Replace the static with the dynamic on longer shelf-life items
We often produce information in a static way. Anytime we produce a sign, a placard, or almost any other printed material it exists in that form until we print something else. The San Antonio River Walk has twelve points along its route with QR codes that each link to an audio narration, historic photos, and renderings. When you make something like a sign for a path, or a marker, they are often made and then never updated. History however is rarely static. New information comes about all of the time. You could even, in this example, provide seasonal information about those locations. The key here is to be thinking of ways that you can change the backend content and therefore increase efficiency.
Lesson 13: If you are producing material that has a longer shelf life than an ad (be it on a membership card, or even the label on your product), you can't change the QR code, but you can change what the link you use ends up on, says, or communicates.
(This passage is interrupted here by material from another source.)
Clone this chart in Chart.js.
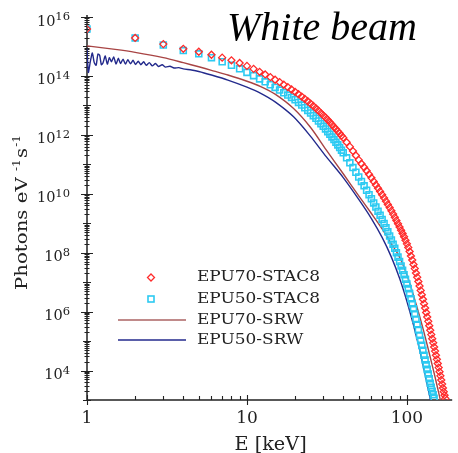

For example, a tag on a dress that, when scanned, texts you back an encouraging phrase of how good you look.
Use what's in your brand's attic
Brands have histories, and with those histories they have content. The goal of the "World Park" campaign from New York's Central Park Tourism was to attract younger, more social visitors. With more than 50 QR codes, Central Park was turned into an interactive board. From walking through exhibits, to standing and seeing concerts that were performed, essentially this campaign time-shifted, like a TiVo, what was in the brand's attic into the present moment.
Lesson 14: Many of you have "brand attics" -- a whole slew of material from years of advertising and marketing. You have legacies of creative work and people interacting with your brands in the real world. That material can be leveraged.
This is one of the most innovative and beautiful integrations of technology and location. The reason it is successful is for the same reason the JCPenney campaign is. Brand attics contain a treasure trove of emotional moments in people's lives. Branding happens when you tap into that emotion, for it is at those exact moments that those emotional experiences get attached to your brand. It is not about the number of exposures or click-thru rates or GRPs -- branding is solely the purview of emotion and our connection of brands to it.